Browsing by Author "Kalaja, Eero"

Nowadays the amount of data collected on individuals is massive. Making this data more available to data scientists could be tremendously beneficial in a wide range of fields. Sharing data is not a trivial matter as it may expose individuals to malicious attacks. The concept of differential privacy was first introduced in the seminal work by Cynthia Dwork (2006b). It offers solutions for tackling this problem. Applying random noise to the shared statistics protects the individuals while allowing data analysts to use the data to improve predictions. Input perturbation technique is a simple version of privatizing data, which adds noise to whole data. This thesis studies an output perturbation technique, where the calculations are done with real data, but only suffcient statistics are released.
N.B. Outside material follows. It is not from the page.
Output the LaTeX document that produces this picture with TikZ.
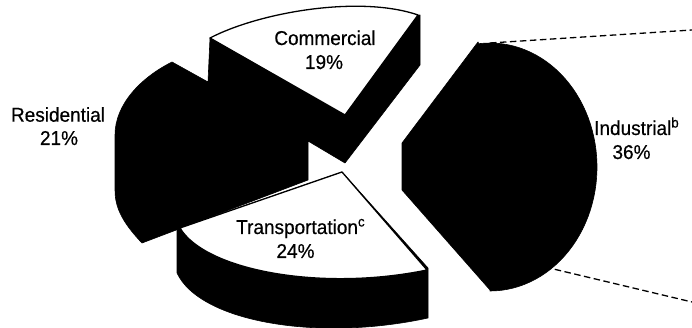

With this method smaller amount of noise is required making the analysis more accurate. Yu-Xiang Wang (2018) improves the model by introducing an adaptive AdaSSP algorithm to fix the instability issues of the previously used Sufficient Statistics Perturbation (SSP) algorithm. In this thesis we will verify the results shown by Yu-Xiang Wang (2018) and look in to the pre-processing steps more carefully. Yu-Xiang Wang has used some unusual normalization methods especially regarding the sensitivity bounds. We are able show that those had little effect on the results and the AdaSSP algorithm shows its superiority over SSP algorithm also when combined with more common data standardization methods. A small adjustment for the noise levels is suggested for the algorithm to guarantee privacy conditions set by classical Gaussian Mechanism. We will combine different pre-processing mechanisms with AdaSSP algorithm and show a comparative analysis between them. The results show that Robust private linear regression by Honkela et al. (2018) makes significant improvements in predictions with half of the data sets used for testing. The combination of AdaSSP algorithm with robust private linear regression often brings us closer to non-private solutions.